─── DATA SUPPLIED ───

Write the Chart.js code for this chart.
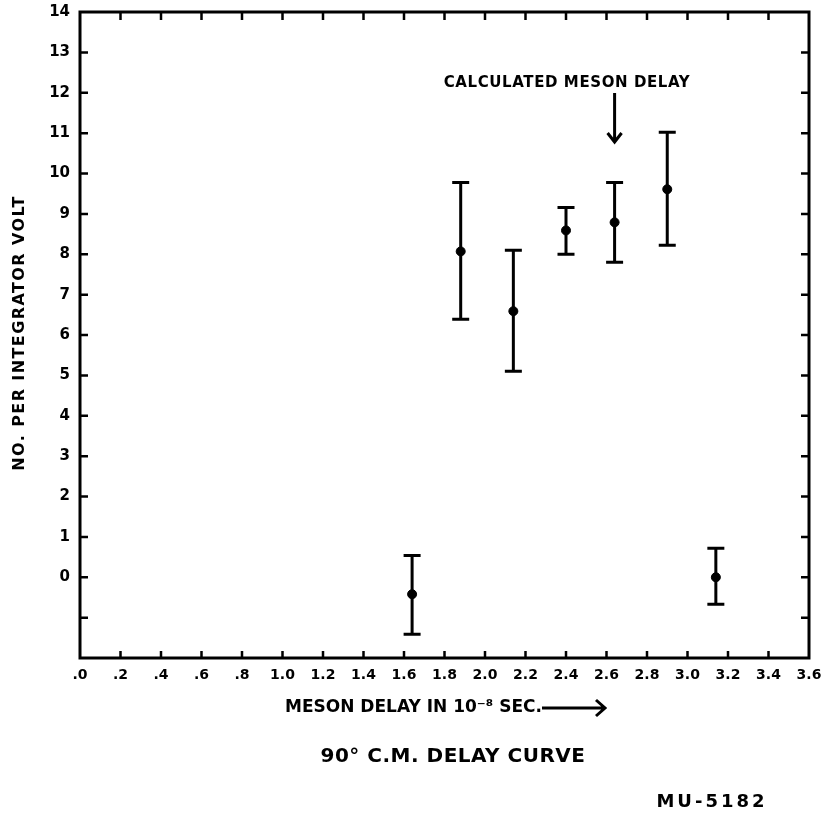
<!DOCTYPE html>
<html>
<head>
<meta charset="utf-8">
<script src="https://cdn.jsdelivr.net/npm/chart.js@4"></script>
<style>
  body { margin: 0; background: #fff; }
  #wrap { width: 828px; height: 822px; }
</style>
</head>
<body>
<div id="wrap"><canvas id="delayChart" width="828" height="822"></canvas></div>
<script>
// data
const xVals = [1.64, 1.88, 2.14, 2.40, 2.64, 2.90, 3.14];
const yVals = [-0.42, 8.07, 6.59, 8.59, 8.79, 9.61, 0.0];
const errHigh = [0.54, 9.78, 8.10, 9.16, 9.78, 11.02, 0.72];
const errLow = [-1.41, 6.39, 5.10, 8.00, 7.80, 8.22, -0.67];
const xTickLabels = ['.0', '.2', '.4', '.6', '.8', '1.0', '1.2', '1.4', '1.6', '1.8',
                     '2.0', '2.2', '2.4', '2.6', '2.8', '3.0', '3.2', '3.4', '3.6'];
const yTickLabels = ['', '', '0', '1', '2', '3', '4', '5', '6', '7', '8', '9', '10', '11', '12', '13', '14'];
const calcDelay = 2.64;

const FONT = 'DejaVu Sans';

const points = xVals.map((x, i) => ({ x: x, y: yVals[i] }));

function spaced(ctx, px) {
  if ('letterSpacing' in ctx) ctx.letterSpacing = px + 'px';
}

const framePlugin = {
  id: 'frame',
  afterDatasetsDraw(chart) {
    const ctx = chart.ctx;
    const a = chart.chartArea;
    const xs = chart.scales.x, ys = chart.scales.y;
    ctx.save();
    ctx.strokeStyle = '#000';
    ctx.fillStyle = '#000';

    // error bars
    ctx.lineWidth = 3;
    xVals.forEach((x, i) => {
      const px = xs.getPixelForValue(x);
      const top = ys.getPixelForValue(errHigh[i]);
      const bot = ys.getPixelForValue(errLow[i]);
      ctx.beginPath();
      ctx.moveTo(px, top); ctx.lineTo(px, bot);
      ctx.moveTo(px - 8.5, top); ctx.lineTo(px + 8.5, top);
      ctx.moveTo(px - 8.5, bot); ctx.lineTo(px + 8.5, bot);
      ctx.stroke();
    });

    // frame
    ctx.lineWidth = 3;
    ctx.strokeRect(a.left, a.top, a.right - a.left, a.bottom - a.top);

    // inward ticks
    ctx.lineWidth = 2.5;
    ctx.beginPath();
    for (let i = 1; i < xTickLabels.length - 1; i++) {
      const px = xs.getPixelForValue(i * 0.2);
      ctx.moveTo(px, a.bottom); ctx.lineTo(px, a.bottom - 7);
      ctx.moveTo(px, a.top); ctx.lineTo(px, a.top + 8);
    }
    for (let v = -1; v < 14; v++) {
      const py = ys.getPixelForValue(v);
      ctx.moveTo(a.left, py); ctx.lineTo(a.left + 8, py);
      ctx.moveTo(a.right, py); ctx.lineTo(a.right - 8, py);
    }
    ctx.stroke();

    // calculated meson delay annotation
    const ax = xs.getPixelForValue(calcDelay);
    ctx.font = 'bold 15px ' + FONT;
    spaced(ctx, 0.6);
    ctx.textAlign = 'center';
    ctx.textBaseline = 'middle';
    ctx.fillText('CALCULATED MESON DELAY', 567, 83);
    ctx.lineWidth = 3;
    ctx.beginPath();
    ctx.moveTo(ax, 93); ctx.lineTo(ax, 141);
    ctx.moveTo(ax - 7, 133); ctx.lineTo(ax, 142); ctx.lineTo(ax + 7, 133);
    ctx.stroke();

    // y axis title
    ctx.save();
    ctx.translate(20, 333);
    ctx.rotate(-Math.PI / 2);
    ctx.font = 'bold 16px ' + FONT;
    spaced(ctx, 1.4);
    ctx.fillText('NO. PER INTEGRATOR VOLT', 0, 0);
    ctx.restore();

    // x axis title with arrow
    ctx.textAlign = 'left';
    ctx.font = 'bold 17px ' + FONT;
    spaced(ctx, 0);
    ctx.fillText('MESON DELAY IN 10\u207B\u2078 SEC.', 285, 708);
    ctx.lineWidth = 3;
    ctx.beginPath();
    ctx.moveTo(542, 708); ctx.lineTo(604, 708);
    ctx.moveTo(596, 700); ctx.lineTo(605, 708); ctx.lineTo(596, 716);
    ctx.stroke();

    ctx.textAlign = 'center';
    ctx.font = 'bold 20px ' + FONT;
    spaced(ctx, 0.5);
    ctx.fillText('90\u00B0 C.M. DELAY CURVE', 453, 757);
    ctx.font = 'bold 18px ' + FONT;
    spaced(ctx, 3);
    ctx.fillText('MU-5182', 712, 802);
    ctx.restore();
  }
};

new Chart(document.getElementById('delayChart'), {
  type: 'scatter',
  data: {
    datasets: [{
      label: 'delay',
      data: points,
      backgroundColor: '#000',
      borderColor: '#000',
      pointRadius: 4.5,
      pointHoverRadius: 4.5
    }]
  },
  options: {
    responsive: false,
    animation: false,
    layout: { padding: { top: 12, right: 19, left: 0, bottom: 0 } },
    plugins: { legend: { display: false }, tooltip: { enabled: false } },
    scales: {
      x: {
        type: 'linear',
        min: 0, max: 3.6,
        afterFit: (s) => { s.height = 164; s.paddingLeft = 0; s.paddingRight = 0; },
        grid: { display: false, drawTicks: false },
        border: { display: false },
        ticks: {
          stepSize: 0.2,
          autoSkip: false,
          maxRotation: 0,
          padding: 9,
          color: '#000',
          font: { family: FONT, size: 14, weight: 'bold' },
          callback: (v) => xTickLabels[Math.round(v * 5)]
        }
      },
      y: {
        min: -2, max: 14,
        afterFit: (s) => { s.width = 80; s.paddingTop = 0; s.paddingBottom = 0; },
        grid: { display: false, drawTicks: false },
        border: { display: false },
        ticks: {
          stepSize: 1,
          autoSkip: false,
          padding: 10,
          color: '#000',
          font: { family: FONT, size: 15, weight: 'bold' },
          callback: (v) => yTickLabels[Math.round(v) + 2]
        }
      }
    }
  },
  plugins: [framePlugin]
});
</script>
</body>
</html>
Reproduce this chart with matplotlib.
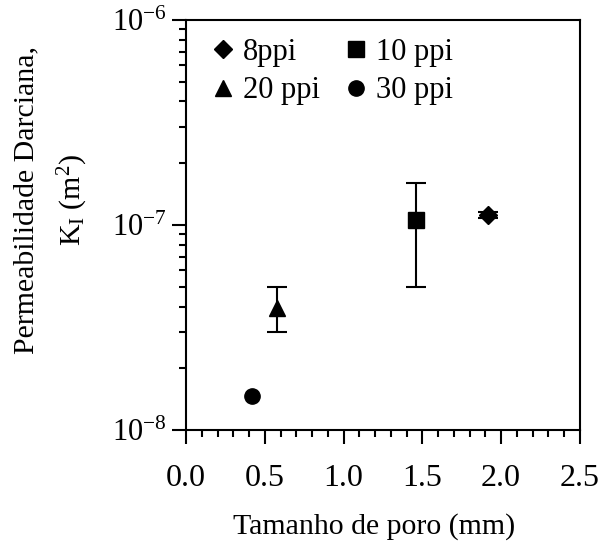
import matplotlib
matplotlib.use('Agg')
import matplotlib.pyplot as plt
from matplotlib.ticker import LogLocator, MultipleLocator, FuncFormatter
import numpy as np

plt.rcParams['font.family'] = ['Liberation Serif', 'DejaVu Serif']
plt.rcParams['mathtext.fontset'] = 'custom'
plt.rcParams['mathtext.rm'] = 'Liberation Serif'
plt.rcParams['mathtext.default'] = 'regular'

# data: pore size (mm), permeability (m2), error bar limits
labels = ['8ppi', '20 ppi', '10 ppi', '30 ppi']
markers = ['D', '^', 's', 'o']
pore = [1.92, 0.58, 1.46, 0.42]
perm = [1.12e-7, 3.95e-8, 1.06e-7, 1.47e-8]
err_lo = [1.08e-7, 3.0e-8, 5.0e-8, 1.47e-8]
err_hi = [1.16e-7, 5.0e-8, 1.6e-7, 1.47e-8]

fig = plt.figure(figsize=(6.04, 5.48), dpi=100)
ax = fig.add_axes([0.308, 0.215, 0.652, 0.749])

handles = []
for lab, m, x, y, lo, hi in zip(labels, markers, pore, perm, err_lo, err_hi):
    yerr = [[y - lo], [hi - y]]
    has_err = hi > lo
    ax.errorbar([x], [y], yerr=yerr if has_err else None, fmt='none',
                ecolor='black', elinewidth=1.5, capsize=7, capthick=1.5)
    ms = 9 if m == 'D' else 11
    h, = ax.plot([x], [y], marker=m, color='black', markersize=ms,
                 linestyle='none', label=lab)
    handles.append(h)

ax.set_yscale('log')
ax.set_xlim(0.0, 2.5)
ax.set_ylim(1e-8, 1e-6)

ax.xaxis.set_major_locator(MultipleLocator(0.5))
ax.xaxis.set_minor_locator(MultipleLocator(0.1))
ax.xaxis.set_major_formatter(FuncFormatter(lambda v, p: f'{v:.1f}'))
ax.yaxis.set_major_locator(LogLocator(base=10))
ax.yaxis.set_minor_locator(LogLocator(base=10, subs=np.arange(2, 10)))
ax.yaxis.set_major_formatter(FuncFormatter(
    lambda v, p: '10$^{%d}$' % int(round(np.log10(v)))))

ax.tick_params(which='both', direction='out', top=False, right=False,
               width=1.5, colors='black')
ax.tick_params(axis='x', which='major', length=10, pad=14, labelsize=23)
ax.tick_params(axis='y', which='major', length=10, pad=4, labelsize=22)
ax.tick_params(which='minor', length=5)
for s in ax.spines.values():
    s.set_linewidth(1.5)

ax.set_xlabel('Tamanho de poro (mm)', fontsize=21.5, labelpad=15)
ax.set_ylabel('Permeabilidade Darciana,\nK$_I$ (m$^2$)', fontsize=21.5,
              labelpad=16, linespacing=1.65)
# labels sit a bit off the axis centre in the original
ax.yaxis.label.set_y(0.56)
ax.xaxis.label.set_x(0.477)

ax.legend(handles=handles, ncol=2, loc='upper left', frameon=False,
          fontsize=22, handletextpad=0.15, columnspacing=0.7,
          handlelength=1.0, borderaxespad=0.2, labelspacing=0.3,
          bbox_to_anchor=(0.008, 1.0))

fig.savefig('out.png', dpi=100)
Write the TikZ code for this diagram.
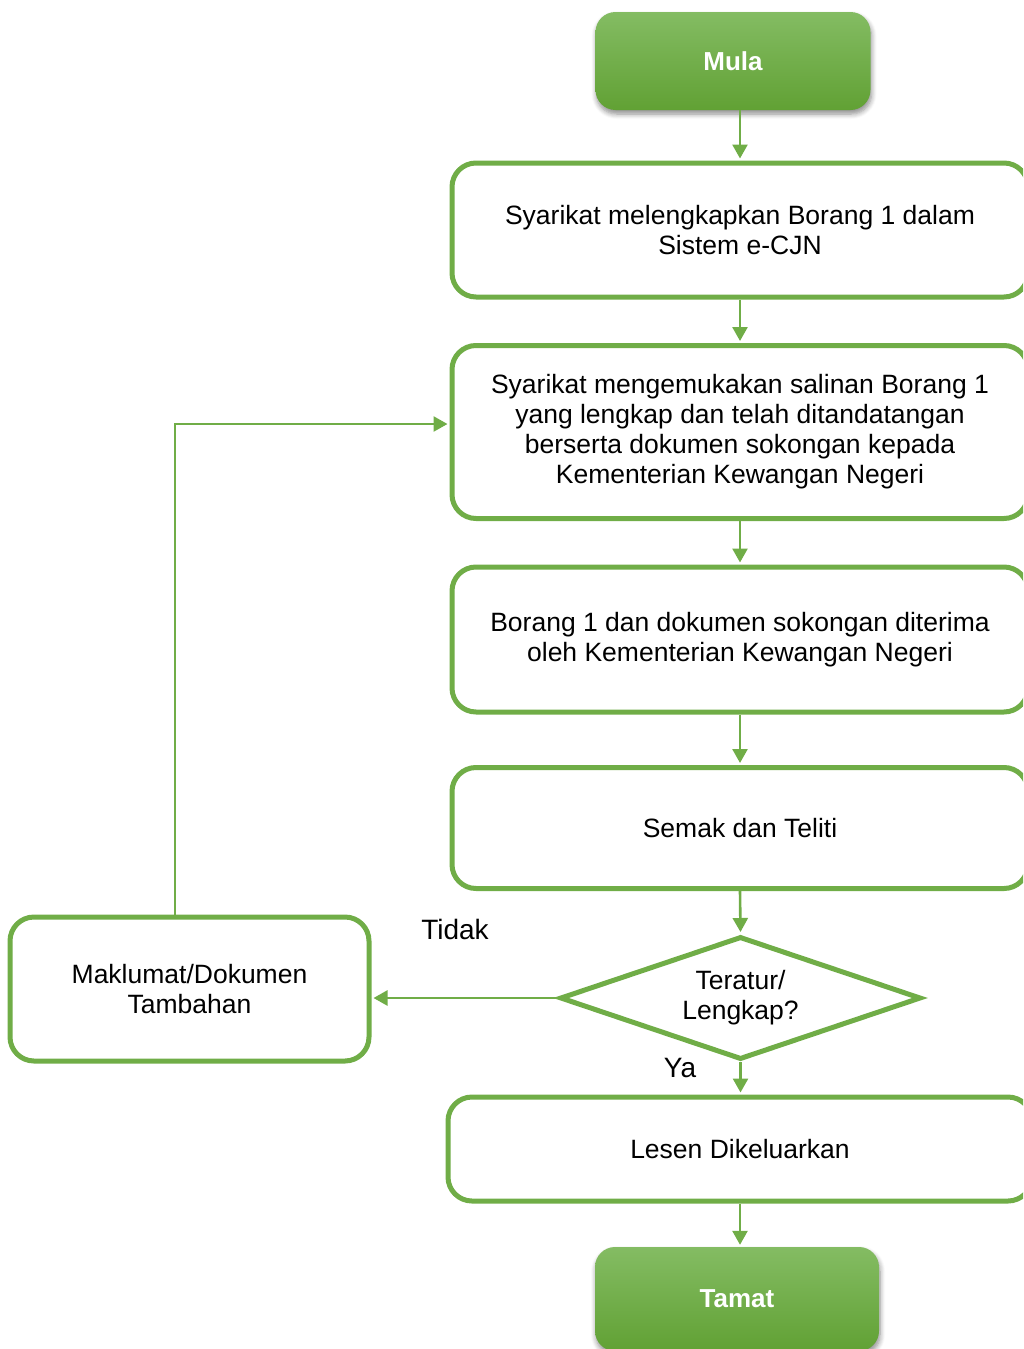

───

- _EXERCISE_: Out of the material above, select every line that holds the string "this".

- _EXERCISE OUTPUT_:
Write the Chart.js code for this chart.
Reproduce this chart with matplotlib.
Write the TikZ code for this diagram.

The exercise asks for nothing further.